Hani Mizanü’l Hak’da, ‘Hendese bilen kadı ile hendese bilmeyen kadı’ bahsi vardır. Orada der ki Katip Çelebi:
“Bir kimse boyu ve eni yüz zira olmak üzere bir tarlayı başkasına satıp teslim edeceği zaman boyu ve eni ellişer zira iki tarla verdi. Aralarında uyuşmazlık çıkıp bir kadıya vardılar ki hendese bilmezdi. Hakkı budur diye hükmeyledi. Sonra bir hendese bilen kadı bulup dinlettiler, yarım hakkıdır, dedi. Doğrusu da budur. Bunların aslını bilmek isteyen riyaziyat görmeye heves eyleye.” (Hendese: Geometri. Zira: 60 santimetrelik bir uzunluk ölçü birimi. Riyaziyat: matematik.)
Görüldüğü gibi, Katip Çelebi, müftülere matematik öğrenmelerini bile tavsiye ediyor.
Felsefe, insanlığın düşünme tecrübesidir. Müslümanlar, felsefeden kaçmaz.
Herkes bilir, Ortaçağ’da, Kilise taassubu sebebiyle yok olmaya yüz tutan felsefeyi, Batı’ya Müslüman ilim adamları yeniden öğretmiştir.
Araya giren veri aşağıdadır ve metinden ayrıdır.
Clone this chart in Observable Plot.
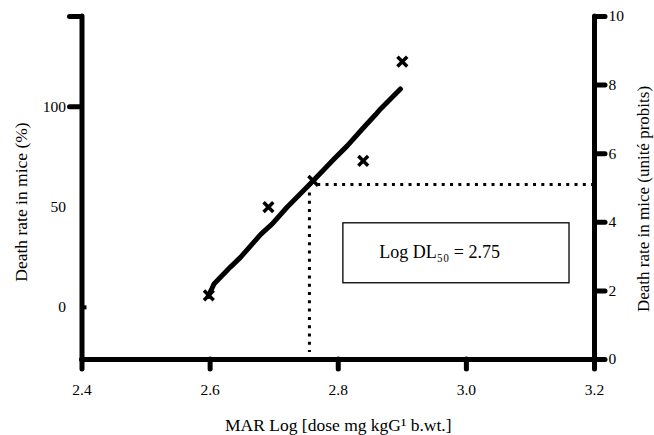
<!DOCTYPE html>
<html><head><meta charset="utf-8">
<script src="https://cdn.jsdelivr.net/npm/d3@7"></script>
<script src="https://cdn.jsdelivr.net/npm/@observablehq/plot@0.6"></script>
<style>
body{margin:0;background:#fff}
svg{display:block}
</style>
</head><body><div id="chart"></div>
<script>
// Axis ticks
const xTicks = [2.4, 2.6, 2.8, 3.0, 3.2];
const leftTicks = [0, 50, 100];
const probitTicks = [0, 2, 4, 6, 8, 10];
const yMin = -26, yMax = 145;

// Observed points (x markers)
const pointLog = [2.598, 2.691, 2.761, 2.839, 2.900];
const pointPct = [6, 50, 63, 73, 122.5];

// Fitted line (read along the drawn stroke)
const fitLog = [2.597, 2.603, 2.606, 2.632, 2.647, 2.679, 2.697, 2.720, 2.754, 2.777, 2.793, 2.814, 2.840, 2.858, 2.866, 2.897];
const fitPct = [5.5, 9.5, 11.7, 20.2, 24.8, 36.4, 41.6, 49.9, 60.9, 68.5, 73.8, 80.5, 89.8, 96.0, 98.9, 108.9];

// LD50 guide and annotation
const ld50Log = 2.755, ld50Pct = 61.2, guideBottom = -22.5;
const boxX = [2.808, 3.161], boxY = [12.0, 41.9];
const noteX = 2.864, notePct = 27.3;
const noteText = "Log DL\u2085\u2080 = 2.75";

const probitToPct = p => yMin + p * (yMax - yMin) / 10;

const points = pointLog.map((x, i) => ({x, y: pointPct[i]}));
const fit = fitLog.map((x, i) => ({x, y: fitPct[i]}));

const serif = "'Liberation Serif', 'Times New Roman', serif";
const noText = () => "";

const chart = Plot.plot({
  width: 654,
  height: 435,
  marginLeft: 81.5,
  marginRight: 60,
  marginTop: 16,
  marginBottom: 76,
  style: {fontFamily: serif, fontSize: "15px", color: "black", background: "white"},
  x: {domain: [2.4, 3.2]},
  y: {domain: [yMin, yMax]},
  marks: [
    // dotted LD50 guides
    Plot.ruleY([ld50Pct], {x1: ld50Log, x2: 3.2, strokeWidth: 3, strokeDasharray: "3,5.3"}),
    Plot.ruleX([ld50Log], {y1: ld50Pct, y2: guideBottom, strokeWidth: 3, strokeDasharray: "3,5.3"}),
    // annotation box
    Plot.rect([{x1: boxX[0], x2: boxX[1], y1: boxY[0], y2: boxY[1]}], {x1: "x1", x2: "x2", y1: "y1", y2: "y2", fill: "none", stroke: "black", strokeWidth: 1.3}),
    Plot.text([noteText], {x: noteX, y: notePct, textAnchor: "start", fontSize: 18, fontFamily: serif}),
    // fitted line
    Plot.line(fit, {x: "x", y: "y", strokeWidth: 5, strokeLinecap: "round", strokeLinejoin: "round"}),
    // points
    Plot.dot(points, {x: "x", y: "y", symbol: "times", r: 4.5, stroke: "black", strokeWidth: 3.5}),
    // axis lines
    Plot.ruleY([yMin], {x1: 2.4, x2: 3.2, strokeWidth: 5, strokeLinecap: "round"}),
    Plot.ruleX([2.4, 3.2], {y1: yMin, y2: yMax, strokeWidth: 5, strokeLinecap: "round"}),
    // bottom axis ticks + labels
    Plot.axisX({ticks: xTicks, tickSize: 10, strokeWidth: 5, strokeLinecap: "round", tickFormat: noText, label: null}),
    Plot.text(xTicks, {x: d => d, frameAnchor: "bottom", dy: 31, lineAnchor: "middle", text: d3.format(".1f"), fontSize: 15.5, fontFamily: serif}),
    // left axis ticks + labels
    Plot.axisY({ticks: [100, yMax], tickSize: 12, strokeWidth: 5, strokeLinecap: "round", tickFormat: noText, label: null}),
    Plot.axisY({ticks: [0], tickSize: -5, strokeWidth: 4, tickFormat: noText, label: null}),
    Plot.text(leftTicks, {y: d => d, frameAnchor: "left", textAnchor: "end", lineAnchor: "middle", dx: -16, text: d => String(d), fontSize: 15.5, fontFamily: serif}),
    // right probit axis
    Plot.axisY({anchor: "right", ticks: probitTicks.map(probitToPct), tickSize: 10, strokeWidth: 5, strokeLinecap: "round", tickFormat: noText, label: null}),
    Plot.text(probitTicks, {y: probitToPct, frameAnchor: "right", textAnchor: "start", lineAnchor: "middle", dx: 14, text: d => String(d), fontSize: 15.5, fontFamily: serif}),
    // titles
    Plot.text(["Death rate in mice (%)"], {frameAnchor: "left", textAnchor: "middle", lineAnchor: "middle", rotate: -90, dx: -61, dy: 14, fontSize: 17.5, fontFamily: serif}),
    Plot.text(["Death rate in mice (unit\u00e9 probits)"], {frameAnchor: "right", textAnchor: "middle", lineAnchor: "middle", rotate: -90, dx: 49, dy: 11, fontSize: 17, fontFamily: serif}),
    Plot.text(["MAR Log [dose mg kgG\u00b9 b.wt.]"], {frameAnchor: "bottom", textAnchor: "middle", lineAnchor: "middle", dy: 66, fontSize: 17.5, fontFamily: serif})
  ]
});
document.getElementById("chart").append(chart);
</script>
</body></html>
Farabi’ler, İbn Rüşd’ler, İbn Sina’lar, Eski Yunan felsefesini, Eflatun’u, Sokrat’ı, Aristo’yu, adeta yeniden üretmişlerdir.
Gazali’nin ‘Tehafüte’l Felasife’si dahi, yeni bir felsefedir. İslam uygarlığının, felsefeye hakim olmasının, felsefeyi, bir bakıma ‘hazmedişinin’ belgesidir.
İlahiyat öğrencisini, bu tecrübeden mahrum etmek gaflettir.
Diyanet İşleri Başkanı Prof. Dr. Mehmet Görmez, bugün Star’daki konuşmasında, konuyu büyük bir vukufla anlatıyor. Okumakta fayda var.
YÖK Başkanı Prof. Dr. Çetinsaya, karardan geri dönülmesini teklif edeceğini söyledi. Bu da çok güzel bir gelişme.
YÖK’ün yapması gereken, İlahiyat’ı bu disiplinlerden mahrum etmek değil, hem dini ilimlerin hem felsefenin, İlahiyat öğrencisine nasıl daha iyi öğretilebileceğini araştırmaktır.
Karar tashih edilir umuduyla, sözü burada kesiyorum.